Awww Barclllaaaayysss!…Don’t be sour, Cllllaaappp for your New Day Grad and feeeeelllll tha poowwwaaa! It’s a New Day yes it is! (Music hits, chorus and preacher sings)
I never have been more unsure in my natural born life. Yes, I am happy to graduate. Anyone should be. As I enter Barclays Center with my capand gown, this is a moment for my parents more than it is for me. I don’t know anyone in my family that has graduated college. I don’t see anyone in my neighborhood fully capable of it neither. Not trying to humblebrag by any means. It does hurt that life has pulled me into a direction I never would have thought otherwise. Someone has to set a standard, why not me?
The pressure when it comes.to the rest of my life is frightening and exhilarating at the same time.
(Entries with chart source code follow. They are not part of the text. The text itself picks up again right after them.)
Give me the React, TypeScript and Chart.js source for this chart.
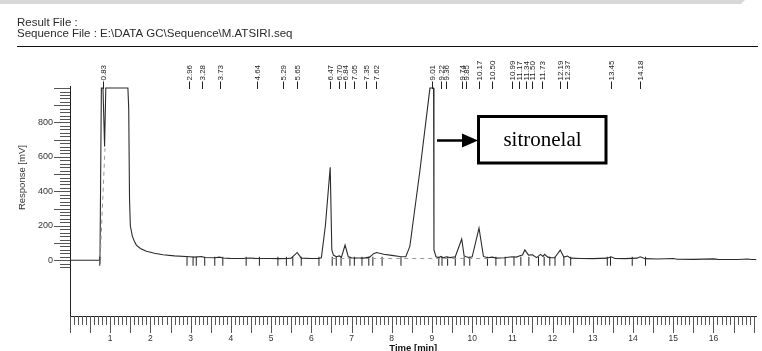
import React, { useEffect, useRef } from 'react';
import { Chart, registerables } from 'chart.js';

Chart.register(...registerables);

// ---- data ----
const headerLines = ['Result File :', 'Sequence File : E:\\DATA GC\\Sequence\\M.ATSIRI.seq'];
const yAxisTitle = 'Response [mV]';
const xAxisTitle = 'Time [min]';
const annotationText = 'sitronelal';

const xTickLabels = [1, 2, 3, 4, 5, 6, 7, 8, 9, 10, 11, 12, 13, 14, 15, 16];
const yTickLabels = [0, 200, 400, 600, 800];

const traceTime = [
  0, 0.74, 0.745, 0.78, 0.82, 0.86, 0.89, 1.44, 1.46, 1.48, 1.5, 1.55, 1.6, 1.65, 1.75, 1.9, 2.1, 2.31, 2.6, 2.98,
  3.1, 3.27, 3.35, 3.6, 3.72, 3.8, 3.97, 4.3, 4.45, 4.6, 4.75, 5.0, 5.2, 5.4, 5.5, 5.65, 5.75, 6.0, 6.19, 6.25,
  6.35, 6.47, 6.51, 6.55, 6.62, 6.7, 6.75, 6.84, 6.92, 7.0, 7.1, 7.3, 7.45, 7.55, 7.62, 7.7, 7.8, 8.0, 8.2, 8.35,
  8.45, 8.7, 8.95, 9.04, 9.05, 9.1, 9.17, 9.22, 9.28, 9.36, 9.45, 9.58, 9.74, 9.8, 9.85, 9.92, 10.0, 10.17, 10.28, 10.38,
  10.5, 10.6, 10.8, 10.99, 11.1, 11.17, 11.25, 11.31, 11.4, 11.5, 11.6, 11.7, 11.76, 11.8, 11.88, 11.95, 12.05, 12.19, 12.28, 12.37,
  12.45, 12.7, 13.0, 13.36, 13.45, 13.55, 13.8, 14.1, 14.18, 14.3, 14.6, 15.0, 15.1, 15.5, 16.0, 16.1, 16.6, 16.85, 16.95, 17.07,
];
const traceMv = [
  0, 0, -20, 1000, 1000, 660, 1000, 1000, 880, 360, 200, 140, 110, 88, 68, 52, 40, 32, 25, 20,
  18, 22, 16, 14, 18, 13, 11, 10, 13, 11, 10, 10, 9, 10, 12, 45, 12, 10, 10, 14,
  200, 540, 60, 30, 20, 25, 18, 88, 20, 14, 12, 12, 18, 38, 45, 40, 35, 28, 22, 20,
  80, 520, 1000, 1000, 60, 20, 15, 22, 14, 20, 15, 20, 123, 25, 20, 16, 20, 187, 22, 14,
  18, 12, 14, 20, 18, 24, 30, 60, 30, 32, 15, 34, 22, 34, 18, 15, 14, 59, 18, 24,
  12, 10, 9, 12, 20, 10, 9, 12, 20, 9, 7, 10, 6, 5, 8, 5, 4, 7, 4, 4,
];

const baselineTime = [0.745, 0.87, 0.87, 6.52, 10.45];
const baselineMv = [-20, 650, null, 10, 10];

const markerTimes = [
  0.74, 2.91, 3.06, 3.14, 3.35, 3.6, 3.8, 4.38, 4.71, 5.17, 5.38, 5.54, 5.75, 6.19, 6.52, 6.62, 6.74, 6.96, 7.07, 7.26,
  7.43, 7.53, 7.76, 8.23, 9.17, 9.25, 9.39, 9.58, 9.8, 9.94, 10.38, 10.59, 10.82, 11.04, 11.21, 11.41, 11.65, 11.79, 11.93, 12.06,
  12.28, 12.45, 13.36, 13.44, 13.98, 14.31,
];

const peakLabels = [
  '0.83', '2.96', '3.28', '3.73', '4.64', '5.29', '5.65', '6.47', '6.70', '6.84', '7.05', '7.35', '7.62',
  '9.01', '9.22', '9.36', '9.74', '9.85', '10.17', '10.50', '10.99', '11.17', '11.34', '11.50', '11.73',
  '12.19', '12.37', '13.45', '14.18',
];

const SANS = "'Liberation Sans', Arial, sans-serif";
const SERIF = "'Liberation Serif', 'Times New Roman', serif";

const decorPlugin = {
  id: 'decor',
  beforeDraw(chart: any) {
    const { ctx, width, height } = chart;
    ctx.save();
    ctx.fillStyle = '#ffffff';
    ctx.fillRect(0, 0, width, height);
    ctx.fillStyle = '#d8d8d8';
    ctx.beginPath();
    ctx.moveTo(0, 0);
    ctx.lineTo(745, 0);
    ctx.lineTo(741, 4);
    ctx.lineTo(0, 4);
    ctx.closePath();
    ctx.fill();
    ctx.restore();
  },
  afterDraw(chart: any) {
    const { ctx, chartArea } = chart;
    const xs = chart.scales.x;
    const ys = chart.scales.y;
    ctx.save();

    // header
    ctx.fillStyle = '#2a2a2a';
    ctx.font = `11.5px ${SANS}`;
    ctx.textAlign = 'left';
    ctx.textBaseline = 'alphabetic';
    ctx.fillText(headerLines[0], 17, 25.5);
    ctx.fillText(headerLines[1], 17, 37.3);

    // horizontal rule
    ctx.strokeStyle = '#111';
    ctx.lineWidth = 1.2;
    ctx.beginPath();
    ctx.moveTo(17, 46.5);
    ctx.lineTo(758, 46.5);
    ctx.stroke();

    // y comb
    ctx.strokeStyle = '#555';
    ctx.lineWidth = 1;
    ctx.beginPath();
    for (let v = -40; v <= 1000; v += 20) {
      const py = Math.round(ys.getPixelForValue(v)) + 0.5;
      const len = v % 100 === 0 ? 16 : 10;
      ctx.moveTo(chartArea.left, py);
      ctx.lineTo(chartArea.left - len, py);
    }
    ctx.stroke();

    // x comb
    ctx.beginPath();
    for (let i = 0; i <= 170; i++) {
      const t = i / 10;
      const px = Math.round(xs.getPixelForValue(t)) + 0.5;
      if (px > chartArea.right + 1) break;
      const len = i % 5 === 0 ? 17 : 9;
      ctx.moveTo(px, chartArea.bottom);
      ctx.lineTo(px, chartArea.bottom + len);
    }
    ctx.stroke();

    // y title
    ctx.save();
    ctx.fillStyle = '#333';
    ctx.font = `9.5px ${SANS}`;
    ctx.translate(22.5, (ys.getPixelForValue(-40) + ys.getPixelForValue(1000)) / 2);
    ctx.rotate(-Math.PI / 2);
    ctx.textAlign = 'center';
    ctx.textBaseline = 'middle';
    ctx.fillText(yAxisTitle, 0, 0);
    ctx.restore();

    // peak labels
    ctx.font = `8px ${SANS}`;
    ctx.fillStyle = '#222';
    ctx.strokeStyle = '#222';
    peakLabels.forEach((lab) => {
      const px = Math.round(xs.getPixelForValue(parseFloat(lab))) + 0.5;
      ctx.beginPath();
      ctx.moveTo(px, 89);
      ctx.lineTo(px, 81.5);
      ctx.stroke();
      ctx.save();
      ctx.translate(px, 80.5);
      ctx.rotate(-Math.PI / 2);
      ctx.textAlign = 'left';
      ctx.textBaseline = 'middle';
      ctx.fillText(lab, 0, 0);
      ctx.restore();
    });

    // annotation arrow + box
    ctx.strokeStyle = '#000';
    ctx.fillStyle = '#000';
    ctx.lineWidth = 2.5;
    ctx.beginPath();
    ctx.moveTo(437, 140.5);
    ctx.lineTo(465, 140.5);
    ctx.stroke();
    ctx.beginPath();
    ctx.moveTo(462, 133.5);
    ctx.lineTo(478, 140.5);
    ctx.lineTo(462, 147.5);
    ctx.closePath();
    ctx.fill();
    ctx.lineWidth = 3;
    ctx.strokeRect(478.5, 116.5, 127.5, 46.5);
    ctx.font = `21px ${SERIF}`;
    ctx.textAlign = 'center';
    ctx.textBaseline = 'middle';
    ctx.fillText(annotationText, 542.5, 140);

    ctx.restore();
  },
};

export default function App() {
  const canvasRef = useRef<HTMLCanvasElement | null>(null);

  useEffect(() => {
    const canvas = canvasRef.current;
    if (!canvas) return;
    const trace = traceTime.map((t, i) => ({ x: t, y: traceMv[i] }));
    const base = baselineTime.map((t, i) => ({ x: t, y: baselineMv[i] }));
    const markers = markerTimes.map((t) => ({ x: t, y: -6 }));

    const chart = new Chart(canvas, {
      type: 'line',
      data: {
        datasets: [
          {
            data: base as any,
            borderColor: '#9a9a9a',
            borderWidth: 1,
            borderDash: [4, 4],
            pointRadius: 0,
            spanGaps: false,
            tension: 0,
          },
          {
            data: trace as any,
            borderColor: '#2b2b2b',
            borderWidth: 1.1,
            pointRadius: 0,
            tension: 0,
          },
          {
            data: markers as any,
            showLine: false,
            pointStyle: 'line',
            rotation: 90,
            pointRadius: 4.5,
            pointBorderColor: '#222',
            pointBorderWidth: 1,
            borderColor: '#222',
          } as any,
        ],
      },
      options: {
        responsive: false,
        animation: false,
        events: [],
        layout: { padding: { top: 86, right: 4, left: 0, bottom: 0 } },
        plugins: { legend: { display: false }, tooltip: { enabled: false }, title: { display: false } },
        scales: {
          x: {
            type: 'linear',
            min: 0,
            max: 17.07,
            afterBuildTicks: (s: any) => {
              s.ticks = xTickLabels.map((v) => ({ value: v }));
            },
            afterFit: (s: any) => {
              s.height = 35;
            },
            grid: { display: false, drawTicks: false },
            border: { display: true, color: '#222', width: 1 },
            ticks: {
              autoSkip: false,
              maxRotation: 0,
              padding: 18,
              color: '#333',
              font: { size: 8.5, family: SANS },
            },
            title: {
              display: true,
              text: xAxisTitle,
              color: '#111',
              font: { size: 9.5, family: SANS, weight: 'bold' },
              padding: { top: 0, bottom: -3.5 },
            },
          },
          y: {
            type: 'linear',
            min: -324,
            max: 1012,
            afterBuildTicks: (s: any) => {
              s.ticks = yTickLabels.map((v) => ({ value: v }));
            },
            afterFit: (s: any) => {
              s.width = 70;
            },
            grid: { display: false, drawTicks: false },
            border: { display: true, color: '#222', width: 1 },
            ticks: {
              padding: 17,
              color: '#333',
              font: { size: 9, family: SANS },
            },
          },
        },
      },
      plugins: [decorPlugin],
    } as any);

    return () => chart.destroy();
  }, []);

  return (
    <div style={{ position: 'fixed', left: 0, top: 0, width: 762, height: 351, background: '#fff' }}>
      <canvas ref={canvasRef} width={762} height={351} style={{ display: 'block', width: 762, height: 351 }} />
    </div>
  );
}
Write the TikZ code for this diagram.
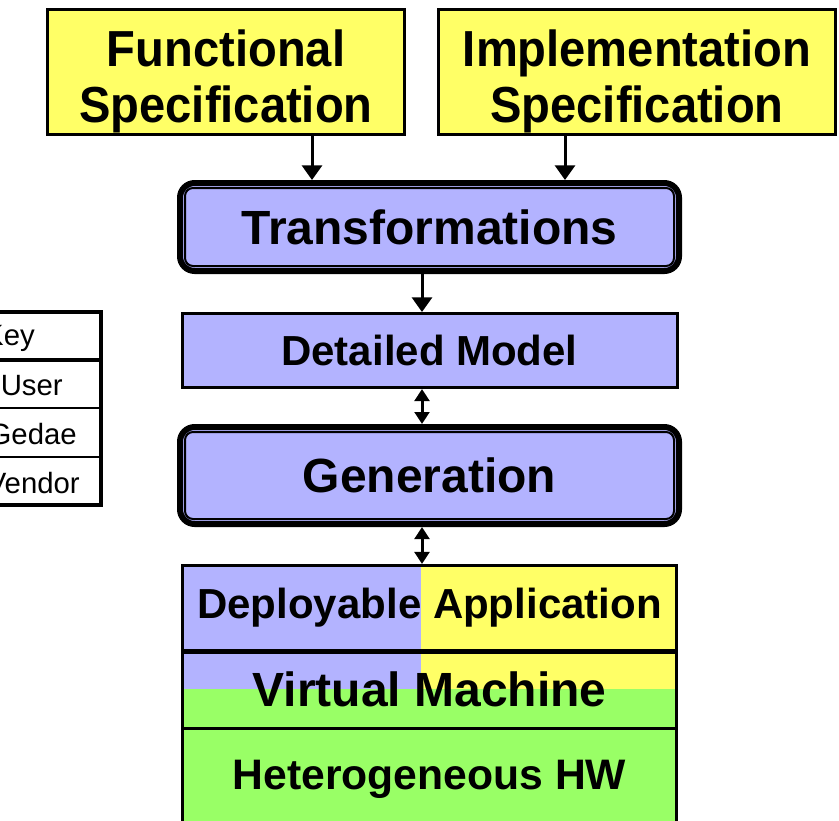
\documentclass[tikz,border=0pt]{standalone}
\usepackage{fontspec}
\setmainfont{Liberation Sans}
\newfontfamily\specfont[FakeStretch=0.93]{Liberation Sans}
\usetikzlibrary{arrows.meta}
\definecolor{specyellow}{HTML}{FFFF66}
\definecolor{toolblue}{HTML}{B3B3FF}
\definecolor{hwgreen}{HTML}{99FF66}

\begin{document}
\begin{tikzpicture}[x=0.75pt, y=-0.75pt,
  spec/.style={draw, line width=2.25pt, fill=specyellow, align=center, inner sep=0pt,
    font=\specfont\bfseries\fontsize{38}{42}\selectfont},
  tool/.style={draw, line width=4.5pt, rounded corners=11pt, fill=toolblue, inner sep=0pt,
    minimum width=374.25pt, font=\bfseries\fontsize{36}{42}\selectfont},
  inner/.style={line width=1.5pt, rounded corners=6pt},
  layer/.style={draw, line width=2.25pt, inner sep=0pt, minimum width=370.5pt},
  arr/.style={line width=2.25pt, -{Triangle[width=15pt,length=11pt]}},
  dbl/.style={line width=2.25pt, {Triangle[width=11pt,length=9pt]}-{Triangle[width=11pt,length=9pt]}},
  keytext/.style={anchor=east, inner sep=0pt, font=\fontsize{22}{26}\selectfont}]
\useasboundingbox (0,0) rectangle (839,821);
\clip (0,0) rectangle (839,821);

% specifications
\node[spec, minimum width=267.75pt, minimum height=93.75pt] (fs) at (226,72) {\rule{0pt}{42pt}Functional\\Specification};
\node[spec, minimum width=297.75pt, minimum height=93.75pt] (is) at (637,72) {\rule{0pt}{42pt}Implementation\\Specification};

% tools
\node[tool, minimum height=66pt] (tr) at (429.5,227) {Transformations};
\draw[inner] ([shift={(8,8)}]tr.north west) rectangle ([shift={(-8,-8)}]tr.south east);
\node[draw, line width=2.25pt, fill=toolblue, inner sep=0pt, minimum width=371.25pt, minimum height=55.5pt,
  font=\bfseries\fontsize{31.5}{36}\selectfont] (dm) at (429.5,350.5) {Detailed Model};
\node[tool, minimum height=72.75pt] (gen) at (429.5,475.5) {Generation};
\draw[inner] ([shift={(8,8)}]gen.north west) rectangle ([shift={(-8,-8)}]gen.south east);

% layers
\node[layer, minimum height=63.4pt, font=\bfseries\fontsize{31.5}{36}\selectfont,
  path picture={
    \fill[toolblue] (path picture bounding box.north west) rectangle ([xshift=-6.4pt]path picture bounding box.south);
    \fill[specyellow] ([xshift=-6.4pt]path picture bounding box.north) rectangle (path picture bounding box.south east);
  }] (app) at (429.5,607.75) {Deployable Application};
\node[layer, minimum height=58.5pt, font=\bfseries\fontsize{36}{42}\selectfont,
  path picture={
    \fill[toolblue] (path picture bounding box.north west) rectangle ([xshift=-6.4pt]path picture bounding box.center);
    \fill[specyellow] ([xshift=-6.4pt]path picture bounding box.north) rectangle (path picture bounding box.east);
    \fill[hwgreen] (path picture bounding box.west) rectangle (path picture bounding box.south east);
  }] (vm) at (429.5,689) {Virtual Machine};
\node[layer, fill=hwgreen, minimum height=76.5pt, font=\bfseries\fontsize{32}{38}\selectfont] (hw) at (429.5,779) {Heterogeneous HW};
\draw[line width=3pt] (app.south west) -- (app.south east);

% connectors
\coordinate (fscol) at (312,0);
\coordinate (iscol) at (565,0);
\coordinate (midcol) at (422,0);
\draw[arr] (fs.south -| fscol) -- (tr.north -| fscol);
\draw[arr] (is.south -| iscol) -- (tr.north -| iscol);
\draw[arr] (tr.south -| midcol) -- (dm.north -| midcol);
\draw[dbl] (dm.south -| midcol) -- (gen.north -| midcol);
\draw[dbl] (gen.south -| midcol) -- (app.north -| midcol);

% key
\draw[line width=3pt] (-120,312) rectangle (101,505);
\draw[line width=3pt] (-120,360) -- (101,360);
\draw[line width=1pt] (-120,408) -- (101,408);
\draw[line width=1pt] (-120,457) -- (101,457);
\node[keytext] (kkey) at (35,338) {Key};
\node[keytext] (kuser) at (63,386) {User};
\node[keytext] (kgedae) at (77,434) {Gedae};
\node[keytext] (kvendor) at (80,483) {Vendor};
\end{tikzpicture}
\end{document}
I know the person that I am at 22 is a completely different person than I was at 19. Go figure. Is only for so long I can remain this young. This youthful. This naive…If anything this is a full stepping stone towards adulthood. Within the next two years, my sister is going to be a teenager. Within the next two months, she will start middle school. 😖
I’m starting to get a handle of who I am and what I stand for. I still revert to my kiddish shy demeanor when I meet others for the first time. It varies person to person, weeks to months. On the positive, I know recognize when I’m being taken full advantage of. Even being taken for granted…it is a continuing process, seeing what fits for me like a puzzle.. what doesn’t fit like the latest sneakers. As long as I continue to learn, I will find joy in the New Day.